Intervention thinking (even if well-intentioned) runs counter to working in a truly Southern-led collaborative partnership way. (The Taiwan ICT4D critical case study presented in [2] could very well be re-interpreted as an example of intervention thinking and action, as outlined above). The problem is that such a policy unavoidably tends to lose sight of the lifeworld, livelihood, own goals and interests of supposed beneficiaries (in our case, smallholder farmers in the Sahel). Practice projects often (have to) provide ‘donor satisfaction’ instead of user/customer/beneficiary satisfaction. Thus, in our view, intervention thinking presents several current policy obstacles that are in the way of collaborativeness and putting the user in the centre:

  1. i.

    The rather directive ways how big funds are programmatically spent (e.g., spread internet, with access posited as the key issue, often set in a neoliberal market frame, see the US and UK digital development content frameworks [43, 44];

  2. ii.

    The imposed operational framework for project and program management (linear waterfall model, logframe, see for example the USAID ADS Chapter 200 implementation rules [56]);

  3. iii.

    An associated hegemonic discourse whereby intervention from the outside is framed [57] as the ‘natural’ way of bringing about desirable change.

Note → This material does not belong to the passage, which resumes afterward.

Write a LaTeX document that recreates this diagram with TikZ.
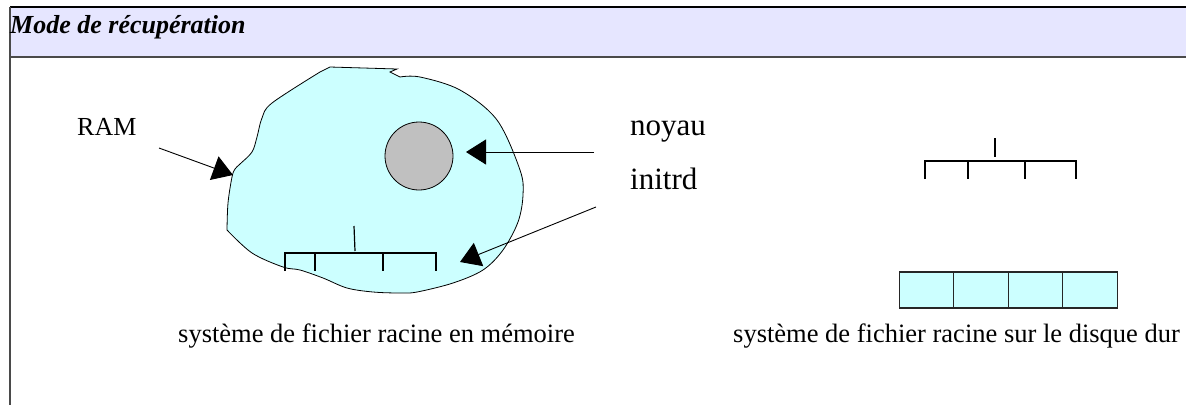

This critique applies to development in general, ergo, also to ICT in development.

ICT4D 2.0 Derailed?

“Like railways and roads before it, the ongoing digital revolution is unleashing waves of innovation.’’ (www.usaid.gov/digital-development/digis/2018). The 9 Principles for Digital Development pointed at above are process-oriented principles. They are principles intended to govern implementation of policy. They do not state the content of this policy itself. The above quote does. Was ICT4D 1.0 the policy whereby the roll-out of telecentres was thought to be the key to ICT4D development, the above quote shows that ICT4D 2.0 [58] in its appearance of Digital Development first and foremost is the roll-out of network digital infrastructure, including internet, Web, and Web 2.0, social media, as is also apparent from the very recent digital policy documents [43, 44].

What is striking is that ICT4D and the new ‘Digital Development’ is foremost conceptualized content-wise as the rolling out of current Western ICT infrastructure of connectivity to the Global South. Then, Digital Development is not at all a radical break with previous conventional development policy, it is a continuation of it. The metaphor of railways and roads used by USAID itself is an appropriate one. It reminds one of western movies and what happened to native peoples in the US in the 19th century, and it positions the roll-out of internet and Web as a next phase of infrastructural intervention. The benefits of this are rather simply proclaimed in general terms (see the continuation of the above USAID quote at the indicated website). Moreover, it is carefully avoided to consider the ‘powers that be’ that are the dominant commercial market forces behind the current internet and Web infrastructures, even if this is a very contested issue these days also in the Global North. Again, in ICT4D 2.0 as in ICT4D 1.0, the supposed beneficiaries, the poor and unconnected, are not really asked for their opinion as it comes to the content and priorities of the new ICT4D policy of Digital Development. This is why ICT4D 3.0 is needed: a 10th goal-oriented Principle is missing in Digital Development: Putting The Last First.

“Decolonizing Theory, Practicing Solidarity” [20].

We have discussed ways how ICT4D research and theory may be better informed by practice, in terms of (i) recognizing praxis-oriented research paradigms such as participatory action research and integrating their results, (ii) development of foundational theories, (iii) critical analysis of ICT4D emerging policies such as Digital Development, and (iv) positioning ICT4D in the wider development debate. A case has been made for ICT4D 3.0 as an approach that is collaborative throughout all phases of the IS lifecycle, and that includes collaborativeness not just in the development implementation process, but also in agenda setting and goal construction and associated decision making. Strengthening Southern-driven cooperation thus requires turning away from intervention thinking and putting Southern goals and interests central in research and IS design from the very beginning. And there exist practical ICT4D methodologies for doing so [28, 29].